NTTデータ経営研究所ではこの結果を受けて、DXに取り組む日本企業のうち厳密な意味で客観的に成果を出しているといえるのはごくわずかで、実践着手前段階にあるDXの取り組みが実践段階に移行する中で、DXで成果を出すために今後多くの企業が新たなチャレンジに直面すると推察している。
攻めないタイプ、日本企業のDXは受け身で手軽な成果を求めがち
一方、DXの取り組みテーマを「攻めのDX」と「守りのDX」に分けると、日本企業は守りのDXに取り組んでいることが分かった。

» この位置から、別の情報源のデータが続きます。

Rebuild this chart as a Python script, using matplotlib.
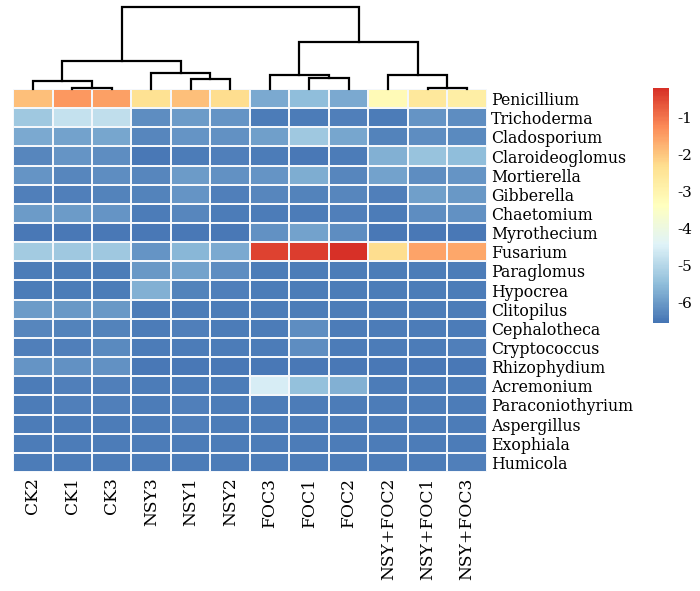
import matplotlib.pyplot as plt
import numpy as np
from matplotlib.colors import LinearSegmentedColormap

samples = ['CK2', 'CK1', 'CK3', 'NSY3', 'NSY1', 'NSY2', 'FOC3', 'FOC1', 'FOC2',
           'NSY+FOC2', 'NSY+FOC1', 'NSY+FOC3']
genera = ['Penicillium', 'Trichoderma', 'Cladosporium', 'Claroideoglomus', 'Mortierella',
          'Gibberella', 'Chaetomium', 'Myrothecium', 'Fusarium', 'Paraglomus', 'Hypocrea',
          'Clitopilus', 'Cephalotheca', 'Cryptococcus', 'Rhizophydium', 'Acremonium',
          'Paraconiothyrium', 'Aspergillus', 'Exophiala', 'Humicola']

# log10 relative abundance, rows = genera, cols = samples
values = np.array([
    [-1.9, -1.4, -1.5, -2.4, -1.9, -2.3, -5.8, -5.5, -5.8, -3.2, -2.6, -2.8],
    [-5.3, -4.8, -4.85, -6.2, -6.0, -6.1, -6.45, -6.45, -6.4, -6.45, -6.1, -6.2],
    [-5.8, -5.9, -5.85, -6.3, -6.1, -6.15, -5.95, -5.3, -5.85, -6.35, -6.2, -6.25],
    [-6.3, -6.1, -6.2, -6.5, -6.45, -6.4, -6.45, -6.5, -6.45, -5.7, -5.4, -5.5],
    [-6.1, -6.3, -6.2, -6.3, -6.0, -6.15, -6.1, -5.75, -6.3, -5.9, -6.2, -6.1],
    [-6.4, -6.4, -6.35, -6.35, -6.1, -6.4, -6.3, -6.35, -6.3, -6.4, -5.95, -6.05],
    [-6.0, -6.0, -6.1, -6.45, -6.3, -6.45, -6.45, -6.45, -6.4, -6.45, -6.2, -6.15],
    [-6.5, -6.5, -6.5, -6.5, -6.5, -6.5, -6.15, -5.9, -6.2, -6.5, -6.5, -6.5],
    [-5.25, -5.3, -5.3, -6.1, -5.6, -5.8, -0.4, -0.35, -0.2, -2.3, -1.55, -1.6],
    [-6.45, -6.45, -6.45, -6.05, -5.9, -6.2, -6.45, -6.45, -6.45, -6.45, -6.45, -6.45],
    [-6.45, -6.45, -6.45, -5.7, -6.35, -6.4, -6.45, -6.45, -6.45, -6.45, -6.45, -6.45],
    [-6.0, -6.05, -6.05, -6.45, -6.45, -6.45, -6.45, -6.45, -6.45, -6.45, -6.45, -6.45],
    [-6.3, -6.35, -6.35, -6.45, -6.4, -6.45, -6.45, -6.2, -6.45, -6.45, -6.45, -6.45],
    [-6.4, -6.4, -6.25, -6.45, -6.45, -6.45, -6.45, -6.2, -6.45, -6.45, -6.45, -6.4],
    [-6.1, -6.15, -6.15, -6.5, -6.5, -6.5, -6.5, -6.5, -6.5, -6.5, -6.5, -6.5],
    [-6.45, -6.4, -6.4, -6.45, -6.45, -6.45, -4.55, -5.45, -5.7, -6.45, -6.45, -6.45],
    [-6.45, -6.4, -6.4, -6.45, -6.4, -6.45, -6.45, -6.45, -6.45, -6.45, -6.45, -6.45],
    [-6.45, -6.45, -6.45, -6.45, -6.4, -6.45, -6.45, -6.45, -6.45, -6.45, -6.45, -6.45],
    [-6.45, -6.45, -6.45, -6.45, -6.45, -6.45, -6.45, -6.45, -6.45, -6.45, -6.45, -6.45],
    [-6.45, -6.45, -6.45, -6.45, -6.45, -6.45, -6.45, -6.45, -6.45, -6.45, -6.45, -6.4],
])

# column clustering: (left node, right node, height); leaves are 0..11, merges get 12, 13, ...
merges = [
    (1, 2, 1.7),     # 12 CK1+CK3
    (10, 11, 1.7),   # 13 NF1+NF3
    (0, 12, 8.3),    # 14 CK
    (4, 5, 9.7),     # 15 NSY1+NSY2
    (7, 8, 10.7),    # 16 FOC1+FOC2
    (3, 15, 16.0),   # 17 NSY
    (6, 16, 14.0),   # 18 FOC
    (9, 13, 14.0),   # 19 NSY+FOC
    (14, 17, 28.3),  # 20
    (18, 19, 47.3),  # 21
    (20, 21, 81.7),  # 22 root
]

vmin, vmax = -6.55, -0.2
cmap = LinearSegmentedColormap.from_list(
    'pheat', ['#4575B4', '#91BFDB', '#E0F3F8', '#FFFFBF', '#FEE090', '#FC8D59', '#D73027'])

plt.rcParams['font.family'] = ['DejaVu Serif']
plt.rcParams['axes.unicode_minus'] = False

fig = plt.figure(figsize=(7, 5.91), dpi=100)

ax = fig.add_axes([0.0186, 0.2014, 0.677, 0.648])
ax.pcolormesh(values, cmap=cmap, vmin=vmin, vmax=vmax, edgecolor='#f4f7fb', linewidth=1.2)
ax.set_xlim(0, len(samples))
ax.set_ylim(len(genera), 0)
for s in ax.spines.values():
    s.set_visible(False)
ax.set_xticks(np.arange(len(samples)) + 0.5)
ax.set_xticklabels(samples, rotation=90, fontsize=12.3)
ax.set_yticks(np.arange(len(genera)) + 0.5)
ax.set_yticklabels(genera, fontsize=11.3)
ax.get_yticklabels()[0].set_fontsize(12)
ax.yaxis.tick_right()
ax.tick_params(length=0, pad=4)
ax.tick_params(axis='y', pad=3)

# dendrogram
dax = fig.add_axes([0.0186, 0.849, 0.677, 0.139])
pos = {i: (i + 0.5, 0.0) for i in range(len(samples))}
node = len(samples)
for a, b, h in merges:
    xa, ha = pos[a]
    xb, hb = pos[b]
    dax.plot([xa, xa, xb, xb], [ha, h, h, hb], color='black', lw=1.6, clip_on=False,
             solid_joinstyle='miter')
    pos[node] = ((xa + xb) / 2, h)
    node += 1
dax.set_xlim(0, len(samples))
dax.set_ylim(0, 81.7)
dax.axis('off')

# colorbar
cax = fig.add_axes([0.933, 0.4535, 0.023, 0.398])
grad = np.linspace(vmin, vmax, 200).reshape(-1, 1)
cax.pcolormesh([0, 1], np.linspace(vmin, vmax, 201), grad, cmap=cmap, vmin=vmin, vmax=vmax)
cax.set_ylim(vmin, vmax)
cax.set_xticks([])
cax.yaxis.tick_right()
cax.set_yticks([-1, -2, -3, -4, -5, -6])
cax.tick_params(length=0, labelsize=11, pad=6)
for s in cax.spines.values():
    s.set_visible(False)

fig.savefig('out.png', dpi=100)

NTTデータ経営研究所は、取り組みテーマを攻めのDXと守りのDXに分類した。具体的には、攻めのDXは「顧客を中心としたステークホルダーや自社だけでなくエコシステムを巻き込むテーマ」と定義、(1)既存の商品やサービスの高度化や提供価値向上、(2)顧客接点の抜本的改革、(3)ビジネスモデルの抜本的改革がそれに該当する。守りのDXは「自社でコントロールできる改革的なテーマ」と定義、(1)業務処理の効率化や省力化、(2)業務プロセスの抜本的改革や再設計、(3)経営データの可視化によるスピード経営や的確な意思決定がそれに該当する。
この分類を基に各企業が取り組むテーマを調べると、日本企業の守りの姿勢が如実に明らかになった。またその傾向で、成果が出ているかどうかも明らかになった。
各企業が取り組んでいるDXのテーマを調べると、最も多かったのが業務処理の効率化や省力化で、84.0%の企業が回答した(複数回答)。次いで、業務プロセスの抜本的改革や再設計が61.1%、経営データの可視化によるスピード経営や的確な意思決定が36.1%で、いずれも守りのDXだった。攻めのDXで最も回答割合が高かったのは既存の商品やサービスの高度化や提供価値向上で、34.4%だった。
これらのテーマごとに成果が出ているかどうかを調べたところ、成果が出ている割合が高かったのも守りのDXだった。成果が出ていると回答した割合が最も高かったのは業務処理の効率化や省力化で40.5%。次いで業務プロセスの抜本的改革や再設計の22.7%、顧客接点の抜本的改革の19.8%だった。NTTデータ経営研究所はこの結果について、現在の日本企業のDXは、成果の実感を得やすい「守りのDX」が先行しており、DXの本丸である「攻めのDX」への取り組みは難易度が高いことが示唆されたとしている。ただし同社は、攻めのDXであっても成果を出せる土台を有した企業が増えてくれば、今後取り組みが本格化していくと見ている。
成功企業の特徴、失敗企業と何が違うか
最後に、DXに成功した企業とそれ以外の企業の各経営基盤のスコアを比較して、まだDXに成功していない企業が今後強化していくべき変革の方向性を分析した。
その結果、今後強化していくべき項目の上位5項目は以下の通りだった。
- 【戦略】DXで何を達成するかが明確になっている
- 【戦略】状況に応じてDXの戦略や計画を適宜修正するなど柔軟に運用している
- 【組織】組織間で連携し、全体最適の取り組みを進めやすい組織構造になっている
- 【組織】DXの推進組織またはチームは関係部門を巻き込んで組織の役割を果たしている
- 【ガバナンス】各DX施策を個別施策単位ではなく、施策群として依存関係と進捗(しんちょく)を管理し、整合性をとっている
NTTデータ経営研究所は、DXで成果を上げるには【戦略】と【組織】の両面でDXに適した体制を築くことが重要だとしている。さらに、これから成果創出に向けて取り組みを加速させるDX推進企業は、【戦略】と【組織】、【ガバナンス(DX施策の群管理)】に強化の余地があり、これらの項目について客観的に評価・点検することが必要だとしている。